PATRICK STRAUMANN

GAMBLING, GODS AND LSD (PETER METTLER)

SELECTION CINEMA

Gambling, Gods and LSD ist der sechste abend­füllende Film des Kanadaschweizers Peter Mettler, der neben seiner Praxis als Filme­macher auch schon für Bruce McDonald und Atom Egoyan die Kamera führte. In seinem Anspruch, metaphysische Rituale ästhetisch darzustellen, situiert sich der Film willentlich auf der Trennlinie zwischen Fiktion und Doku­mentation. Wie Mettlers frühere Arbeiten je­doch lässt sich auch diese Produktion als Ver­such qualifizieren, «Unsichtbares sichtbar zu machen». Tatsächlich scheint dieses Credo - es lieferte auch den Titel zu einer Publikation, die Mettler 1995 gewidmet wurde - die Thematik von Gambling, Gods and LSD vorauszuneh­men: Der Film versteht sich als gross angelegte, die Kontinente überschreitende Untersuchung der Transzendenz.

Gambling, Gods and LSD beginnt in To­ronto, wo sich Mettler mit einem Freund über dessen Drogensucht unterhält; dazwischen­geschnitten sind Bilder der Flughafenpiste so­wie Aufnahmen von den Bildschirmen der Fluglotsen, von Kabelsträngen und von Flug­zeugen. Dasselbe Prinzip - die Konfrontation von Gesprächen mit illustrativen und assoziati­ven Einstellungen - prägt auch die folgenden Sequenzen, die jeweils in Nevada, in der Schweiz und in Indien aufgenommen wurden. Das Fazit, das der Regisseur aus seinen Ge­sprächen zieht, stützt das Postulat des Films nach globaler Geltung: «Je weiter ich reise, umso deutlicher erkenne ich Ähnlichkeiten - dieselben Wünsche, Gesten, Fragen.»

Die spirituellen Erfahrungen, in welche die lose zusammenhängenden Szenen Einblick geben, sind indessen unterschiedlich. Erstaun­licherweise erweisen sich jene Sequenzen am stärksten, die den metaphysischen Anspruch mit der Banalität des Alltags kollidieren lassen wie beispielsweise das Porträt einer jungen Frau, die sich in Las Vegas mittels eines apo­kalyptischen Apparats, der direkt aus Kafkas Strafkolonie zu stammen scheint, ihr «eroti­sches Potenzial» messen lassen will.
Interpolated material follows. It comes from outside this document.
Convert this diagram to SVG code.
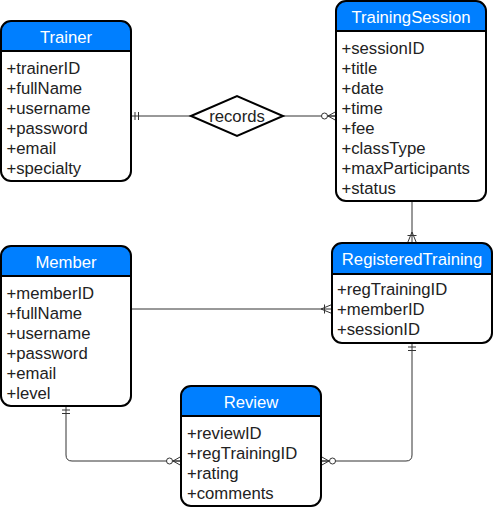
<svg xmlns="http://www.w3.org/2000/svg" width="493" height="507" viewBox="0 0 493 507">
<style>
.body{fill:#fff;stroke:none}
.hdr{fill:#007FFF;stroke:none}
.outline{fill:none;stroke:#000;stroke-width:2}
.div{stroke:#000;stroke-width:2}
.title{font-family:"Liberation Sans",Arial,sans-serif;font-size:16.7px;fill:#fff;text-anchor:middle}
.attr{font-family:"Liberation Sans",Arial,sans-serif;font-size:16.7px;fill:#222}
.conn{fill:none;stroke:#333;stroke-width:1}
.mk{fill:none;stroke:#333;stroke-width:1}
.lbl{font-family:"Liberation Sans",Arial,sans-serif;font-size:16.7px;fill:#222;text-anchor:middle}
</style>
<defs>
<marker id="mandOne" markerUnits="userSpaceOnUse" markerWidth="20" markerHeight="20" viewBox="0 0 20 20" refX="20" refY="10" orient="auto-start-reverse" overflow="visible">
<path class="mk" d="M16,6 V14 M12.5,6 V14"/>
</marker>
<marker id="zeroMany" markerUnits="userSpaceOnUse" markerWidth="20" markerHeight="20" viewBox="0 0 20 20" refX="20" refY="10" orient="auto-start-reverse" overflow="visible">
<path class="mk" d="M12,10 L20,5.5 M12,10 L20,14.5 M12,10 L20,10"/>
<circle cx="8.5" cy="10" r="3" fill="#fff" stroke="#333" stroke-width="1"/>
</marker>
<marker id="oneMany" markerUnits="userSpaceOnUse" markerWidth="20" markerHeight="20" viewBox="0 0 20 20" refX="20" refY="10" orient="auto-start-reverse" overflow="visible">
<path class="mk" d="M9,10 L20,5.5 M9,10 L20,14.5 M12.5,5.5 V14.5"/>
</marker>
</defs>

<g id="connectors">
<path class="conn" d="M131,116 H191" marker-start="url(#mandOne)"/>
<path class="conn" d="M283,116 H336" marker-end="url(#zeroMany)"/>
<path class="conn" d="M412,201 V243" marker-end="url(#oneMany)"/>
<path class="conn" d="M131,309 H332" marker-end="url(#oneMany)"/>
<path class="conn" d="M66,406 V455 Q66,461 72,461 H181" marker-start="url(#mandOne)" marker-end="url(#zeroMany)"/>
<path class="conn" d="M412,343 V455 Q412,461 406,461 H321" marker-start="url(#mandOne)" marker-end="url(#zeroMany)"/>
</g>

<g id="records">
<polygon points="191,116 237,96 283,116 237,136" fill="#fff" stroke="#000" stroke-width="2"/>
<text class="lbl" x="237" y="121.5">records</text>
</g>

<g id="Trainer">
<rect class="body" x="1" y="21" width="130" height="160" rx="10"/>
<path class="hdr" d="M1,51 V31 A10,10 0 0 1 11,21 H121 A10,10 0 0 1 131,31 V51 Z"/>
<line class="div" x1="1" y1="51" x2="131" y2="51"/>
<rect class="outline" x="1" y="21" width="130" height="160" rx="10"/>
<text class="title" x="66" y="42.5">Trainer</text>
<text class="attr" x="6.5" y="74">+trainerID</text>
<text class="attr" x="6.5" y="94">+fullName</text>
<text class="attr" x="6.5" y="114">+username</text>
<text class="attr" x="6.5" y="134">+password</text>
<text class="attr" x="6.5" y="154">+email</text>
<text class="attr" x="6.5" y="174">+specialty</text>
</g>

<g id="TrainingSession">
<rect class="body" x="336" y="1" width="150" height="200" rx="10"/>
<path class="hdr" d="M336,31 V11 A10,10 0 0 1 346,1 H476 A10,10 0 0 1 486,11 V31 Z"/>
<line class="div" x1="336" y1="31" x2="486" y2="31"/>
<rect class="outline" x="336" y="1" width="150" height="200" rx="10"/>
<text class="title" x="411" y="23">TrainingSession</text>
<text class="attr" x="341.5" y="53.5">+sessionID</text>
<text class="attr" x="341.5" y="73.5">+title</text>
<text class="attr" x="341.5" y="93.5">+date</text>
<text class="attr" x="341.5" y="113.5">+time</text>
<text class="attr" x="341.5" y="133.5">+fee</text>
<text class="attr" x="341.5" y="153.5">+classType</text>
<text class="attr" x="341.5" y="173.5">+maxParticipants</text>
<text class="attr" x="341.5" y="193.5">+status</text>
</g>

<g id="Member">
<rect class="body" x="1" y="246" width="130" height="160" rx="10"/>
<path class="hdr" d="M1,276 V256 A10,10 0 0 1 11,246 H121 A10,10 0 0 1 131,256 V276 Z"/>
<line class="div" x1="1" y1="276" x2="131" y2="276"/>
<rect class="outline" x="1" y="246" width="130" height="160" rx="10"/>
<text class="title" x="66" y="267.5">Member</text>
<text class="attr" x="6.5" y="299">+memberID</text>
<text class="attr" x="6.5" y="319">+fullName</text>
<text class="attr" x="6.5" y="339">+username</text>
<text class="attr" x="6.5" y="359">+password</text>
<text class="attr" x="6.5" y="379">+email</text>
<text class="attr" x="6.5" y="399">+level</text>
</g>

<g id="RegisteredTraining">
<rect class="body" x="332" y="243" width="160" height="100" rx="10"/>
<path class="hdr" d="M332,274 V253 A10,10 0 0 1 342,243 H482 A10,10 0 0 1 492,253 V274 Z"/>
<line class="div" x1="332" y1="274" x2="492" y2="274"/>
<rect class="outline" x="332" y="243" width="160" height="100" rx="10"/>
<text class="title" x="412" y="265">RegisteredTraining</text>
<text class="attr" x="337" y="295">+regTrainingID</text>
<text class="attr" x="337" y="315">+memberID</text>
<text class="attr" x="337" y="335">+sessionID</text>
</g>

<g id="Review">
<rect class="body" x="181" y="386" width="140" height="120" rx="10"/>
<path class="hdr" d="M181,416 V396 A10,10 0 0 1 191,386 H311 A10,10 0 0 1 321,396 V416 Z"/>
<line class="div" x1="181" y1="416" x2="321" y2="416"/>
<rect class="outline" x="181" y="386" width="140" height="120" rx="10"/>
<text class="title" x="251" y="407.5">Review</text>
<text class="attr" x="187" y="439">+reviewID</text>
<text class="attr" x="187" y="459">+regTrainingID</text>
<text class="attr" x="187" y="479">+rating</text>
<text class="attr" x="187" y="499">+comments</text>
</g>
</svg>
Eine weitere Qualität des Films liegt in sei­ner sorgfältig claborierten Struktur, die ihm seine fragile, aber überzeugende Form verleiht. Unverhoffte Unterstützung findet diese assoziative Verkettung von Fragmenten in den Sät­zen jenes Zürcher Biochemikers, den seine For­schungsergebnisse zur Überzeugung gebracht haben, dass sich «lebende Organismen via Zell­materialaustausch genetisch auch horizontal» beeinflussen könnten: Diese ebenfalls von Cro­nenberg formulierte Idee - die wechselseitige Kontamination von a priori unabhängigen Organismen - illustriert Mettler wiederum mit Aufnahmen von Bächen, Rinnsalen und Flüs­sen, die im Film wiederholt auftauchen.

Auch wenn der Film ästhetisch und kon­zeptuell gelungen ist, kann dies nicht darüber hinwegtäuschen, dass er seinem innersten An­spruch - der Visualisierung der Transzendenz - nicht immer genügen kann. Gerade wenn die Bildsprache an Präzision verliert, macht sich der Verzicht auf den sprachlichen Ausdruck bemerkbar: Dies wird zumal in der letzten Szene des Films deutlich, deren visuelle Schön­heit mit ihrer verbalen Unschärfe kontrastiert: «Es geht um das Leben der Menschen», um­reisst Mettler im Off seinen Film, «es geht um den Zustand der Menschen.»

Patrick Straumann
geb. 1964, studierte Filmwissenschaft, arbeitet als freier Filmjournalist, lebt in Paris.